Who was involved in the Land Lease Act 1941?
President Roosevelt proposed the Lend-Lease concept on December 8, 1940, and the U.S Congress passed the Land Lease Act in March 1941. The bill allowed the president to have the power to aid any nation whose defence he believed vital to the united states. The Lend-Lease Act was not motivated primarily by generosity. Still, it was intended to serve the United States' interest by helping to defeat Nazi Germany without entering the war outright until the nation was prepared for it. Through the Land Lease, the United States also succeeded in becoming the arsenal of democracy during World War II. (Hill, A. 2007). The Land Lease was initially created to help Great Britain.

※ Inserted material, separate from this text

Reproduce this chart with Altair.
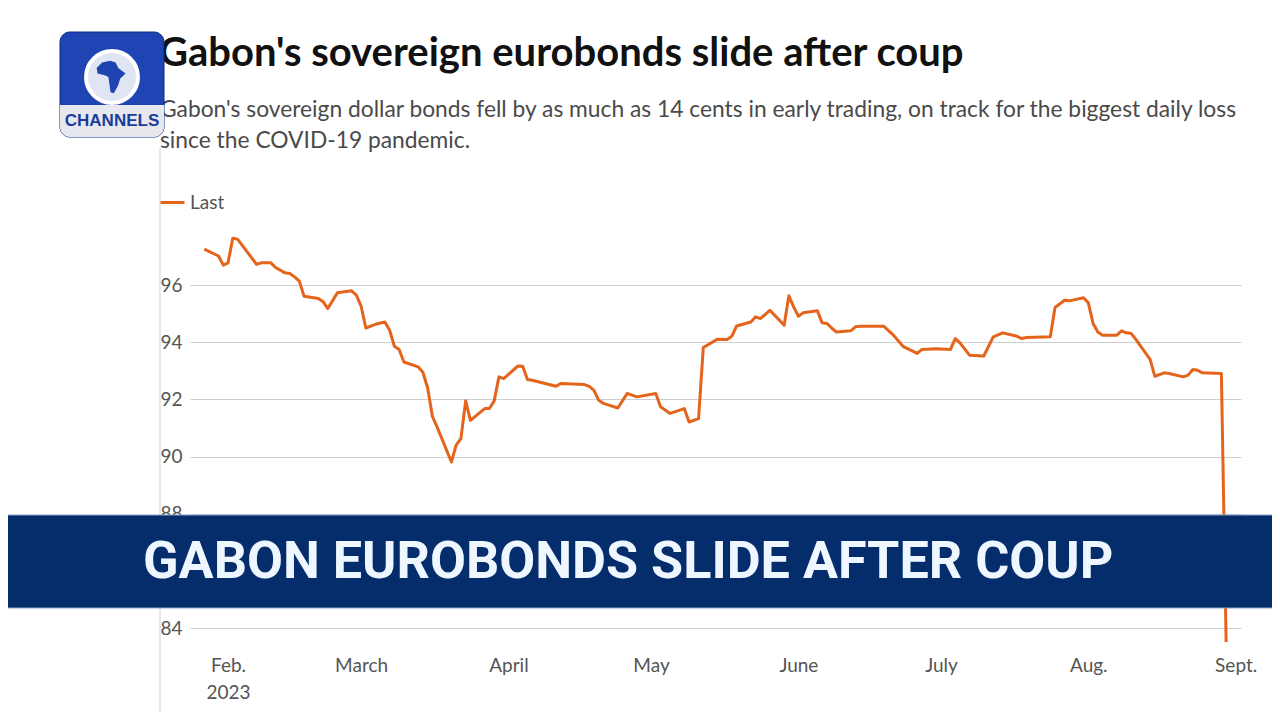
import altair as alt
import pandas as pd

# ---------------- data ----------------
DATES = [
    "2023-01-27", "2023-01-30", "2023-01-31", "2023-02-01", "2023-02-02", "2023-02-03",
    "2023-02-07", "2023-02-08", "2023-02-10", "2023-02-11", "2023-02-13", "2023-02-14",
    "2023-02-15", "2023-02-16", "2023-02-17", "2023-02-20", "2023-02-21", "2023-02-22",
    "2023-02-24", "2023-02-27", "2023-02-28", "2023-03-01", "2023-03-02", "2023-03-04",
    "2023-03-06", "2023-03-07", "2023-03-08", "2023-03-09", "2023-03-10", "2023-03-13",
    "2023-03-14", "2023-03-15", "2023-03-16", "2023-03-17", "2023-03-20", "2023-03-21",
    "2023-03-22", "2023-03-23", "2023-03-24", "2023-03-27", "2023-03-28", "2023-03-29",
    "2023-03-30", "2023-03-31", "2023-04-03", "2023-04-04", "2023-04-05", "2023-04-06",
    "2023-04-11", "2023-04-12", "2023-04-17", "2023-04-18", "2023-04-19", "2023-04-20",
    "2023-04-21", "2023-04-24", "2023-04-26", "2023-04-28", "2023-05-02", "2023-05-03",
    "2023-05-05", "2023-05-08", "2023-05-09", "2023-05-11", "2023-05-12", "2023-05-15",
    "2023-05-17", "2023-05-18", "2023-05-19", "2023-05-22", "2023-05-23", "2023-05-24",
    "2023-05-26", "2023-05-29", "2023-05-30", "2023-05-31", "2023-06-01", "2023-06-02",
    "2023-06-05", "2023-06-06", "2023-06-07", "2023-06-08", "2023-06-09", "2023-06-12",
    "2023-06-13", "2023-06-14", "2023-06-19", "2023-06-21", "2023-06-23", "2023-06-26",
    "2023-06-27", "2023-06-30", "2023-07-03", "2023-07-04", "2023-07-05", "2023-07-07",
    "2023-07-10", "2023-07-12", "2023-07-14", "2023-07-17", "2023-07-18", "2023-07-19",
    "2023-07-24", "2023-07-25", "2023-07-27", "2023-07-28", "2023-07-31", "2023-08-01",
    "2023-08-02", "2023-08-03", "2023-08-04", "2023-08-07", "2023-08-08", "2023-08-09",
    "2023-08-10", "2023-08-11", "2023-08-14", "2023-08-15", "2023-08-17", "2023-08-18",
    "2023-08-21", "2023-08-22", "2023-08-23", "2023-08-24", "2023-08-25", "2023-08-29",
    "2023-08-30",
]
PRICES = [
    97.26, 97.02, 96.70, 96.78, 97.64, 97.61,
    96.73, 96.78, 96.78, 96.62, 96.43, 96.41,
    96.29, 96.14, 95.61, 95.53, 95.42, 95.18,
    95.73, 95.80, 95.65, 95.26, 94.50, 94.63,
    94.71, 94.42, 93.86, 93.75, 93.31, 93.14,
    92.95, 92.40, 91.41, 91.03, 89.81, 90.40,
    90.63, 91.95, 91.27, 91.68, 91.68, 91.95,
    92.79, 92.73, 93.17, 93.16, 92.70, 92.67,
    92.46, 92.56, 92.52, 92.46, 92.32, 91.97,
    91.86, 91.70, 92.21, 92.09, 92.21, 91.74,
    91.51, 91.68, 91.21, 91.33, 93.82, 94.11,
    94.10, 94.21, 94.57, 94.71, 94.89, 94.83,
    95.12, 94.60, 95.63, 95.24, 94.91, 95.03,
    95.10, 94.68, 94.66, 94.50, 94.36, 94.40,
    94.54, 94.56, 94.56, 94.25, 93.86, 93.61,
    93.75, 93.77, 93.75, 94.13, 93.98, 93.55,
    93.52, 94.19, 94.33, 94.21, 94.13, 94.17,
    94.19, 95.22, 95.47, 95.45, 95.56, 95.38,
    94.66, 94.36, 94.25, 94.25, 94.40, 94.33,
    94.31, 94.10, 93.40, 92.81, 92.93, 92.91,
    92.79, 92.85, 93.05, 93.02, 92.93, 92.91,
    83.51,
]
SERIES = "Last"
MONTH_LABELS = ["Feb.", "March", "April", "May", "June", "July", "Aug.", "Sept."]
YEAR_LABEL = "2023"
Y_TICKS = [84, 86, 88, 90, 92, 94, 96]

TITLE = "Gabon's sovereign eurobonds slide after coup"
SUBTITLE_1 = ("Gabon's sovereign dollar bonds fell by as much as 14 cents in early trading, "
              "on track for the biggest daily loss")
SUBTITLE_2 = "since the COVID-19 pandemic."
BANNER = "GABON EUROBONDS SLIDE AFTER COUP"
LOGO_TEXT = "CHANNELS"

FONT = "Lato"
ORANGE = "#e5641c"
GREY_TEXT = "#555555"

df = pd.DataFrame({"date": DATES, "price": PRICES, "series": SERIES})
one = pd.DataFrame({"k": [0]})

tick_values = [alt.DateTime(year=2023, month=m, date=1, utc=True) for m in range(2, 10)]
label_arr = "[" + ",".join("'" + s + "'" for s in MONTH_LABELS) + "]"
label_expr = (
    f"utcmonth(datum.value) == 1 ? ['{MONTH_LABELS[0]}', '{YEAR_LABEL}'] : "
    f"{label_arr}[utcmonth(datum.value) - 1]"
)

line = alt.Chart(df).mark_line(strokeWidth=3, strokeJoin="round").encode(
    x=alt.X(
        "date:T",
        scale=alt.Scale(
            type="utc",
            domain=[
                alt.DateTime(year=2023, month=1, date=24, utc=True),
                alt.DateTime(year=2023, month=9, date=2, hours=3, utc=True),
            ],
        ),
        axis=alt.Axis(
            values=tick_values, labelExpr=label_expr, title=None, grid=False,
            domain=False, ticks=False, labelFontSize=19, labelColor=GREY_TEXT,
            labelFont=FONT, labelPadding=8, labelLineHeight=27, labelAlign="center",
            labelBaseline="top",
        ),
    ),
    y=alt.Y(
        "price:Q",
        scale=alt.Scale(domain=[83.3, 98], nice=False, zero=False),
        axis=alt.Axis(
            values=Y_TICKS, title=None, domain=False, ticks=False,
            gridColor="#cfcfcf", gridWidth=1, labelFontSize=19,
            labelColor=GREY_TEXT, labelFont=FONT, labelPadding=8,
        ),
    ),
    color=alt.Color(
        "series:N",
        scale=alt.Scale(range=[ORANGE]),
        legend=alt.Legend(
            title=None, orient="none", legendX=-31, legendY=-39,
            symbolType="stroke", symbolSize=576, symbolStrokeWidth=3,
            labelFontSize=19, labelColor=GREY_TEXT, labelFont=FONT,
            labelOffset=4,
        ),
    ),
)

# plot-area origin sits at page (190, 228)
frame_rule = alt.Chart(one).mark_rule(color="#d0d0d0", strokeWidth=1).encode(
    x=alt.value(-30), y=alt.value(-80), y2=alt.value(500)
)

title = alt.Chart(one).mark_text(
    align="left", baseline="alphabetic", font=FONT, fontSize=40,
    fontWeight="bold", color="#111111"
).encode(x=alt.value(-31), y=alt.value(-162), text=alt.value(TITLE))

sub1 = alt.Chart(one).mark_text(
    align="left", baseline="alphabetic", font=FONT, fontSize=22.8, color="#4a4a4a"
).encode(x=alt.value(-30), y=alt.value(-111), text=alt.value(SUBTITLE_1))

sub2 = alt.Chart(one).mark_text(
    align="left", baseline="alphabetic", font=FONT, fontSize=22.8, color="#4a4a4a"
).encode(x=alt.value(-30), y=alt.value(-80), text=alt.value(SUBTITLE_2))

banner = alt.Chart(one).mark_rect(
    color="#062d6b", stroke="#8da3c4", strokeWidth=1
).encode(
    x=alt.value(-190), x2=alt.value(1088), y=alt.value(287), y2=alt.value(380)
)

banner_text = alt.Chart(one).mark_text(
    align="left", baseline="alphabetic", font="Roboto",
    fontSize=52.2, fontWeight="bold", color="#eef6ff"
).encode(x=alt.value(-47), y=alt.value(350), text=alt.value(BANNER))

# TV channel logo (top left)
logo_box = alt.Chart(one).mark_rect(
    color="#1f45b5", cornerRadius=10, stroke="#0c2a80", strokeWidth=1
).encode(x=alt.value(-130), x2=alt.value(-26), y=alt.value(-196), y2=alt.value(-91))

logo_band = alt.Chart(one).mark_rect(
    color="#e6e8ee", cornerRadiusBottomLeft=10, cornerRadiusBottomRight=10
).encode(x=alt.value(-130), x2=alt.value(-26), y=alt.value(-123), y2=alt.value(-91))

logo_ring = alt.Chart(one).mark_point(
    filled=True, fill="#dfe5f3", stroke="#ffffff", strokeWidth=4, opacity=1
).encode(x=alt.value(-78), y=alt.value(-151), size=alt.value(2700))

AFRICA = ("M -0.55 -0.8 L -0.1 -0.9 L 0.2 -0.8 L 0.35 -0.5 L 0.75 -0.2 L 0.45 0.1 "
          "L 0.35 0.45 L 0.1 0.9 L -0.08 0.85 L -0.15 0.35 L -0.2 0.0 L -0.4 -0.1 "
          "L -0.8 -0.2 L -0.85 -0.5 Z")
logo_africa = alt.Chart(one).mark_point(
    filled=True, fill="#1d44b0", shape=AFRICA, opacity=1
).encode(x=alt.value(-78), y=alt.value(-151), size=alt.value(1300))

logo_text = alt.Chart(one).mark_text(
    align="center", baseline="middle", font="Liberation Sans", fontSize=17,
    fontWeight="bold", color="#1c3c9c"
).encode(x=alt.value(-78), y=alt.value(-107), text=alt.value(LOGO_TEXT))

chart = alt.layer(
    frame_rule, line, banner, banner_text, title, sub1, sub2,
    logo_box, logo_band, logo_ring, logo_africa, logo_text,
).properties(
    width=1051, height=420,
    padding={"left": 182, "top": 220, "right": 31, "bottom": 64},
    autosize=alt.AutoSizeParams(type="none"),
    background="white",
).configure_view(stroke=None)

chart.save("out.html", embed_options={"renderer": "svg", "actions": False})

However, within months the Lend-Lease program was extended to include China and the Soviet Union. The principal recipients of aid were the British Commonwealth countries (about 63%) and the Soviet Union (about 22 %). By the end of world war11, the United States had extended over $50 billion in Lend-Lease aid to nearly forty countries around the world, starting from the Free French movement and the governments-in-exile of Poland, Norway to Australia, the Netherlands, New Zealand, Paraguay, Brazil, and Peru.
Hill, A. (2007). British Lend-Lease Aid and the Soviet War Effort, June 1941–June 1942. The Journal of Military History, 71(3), 773-808.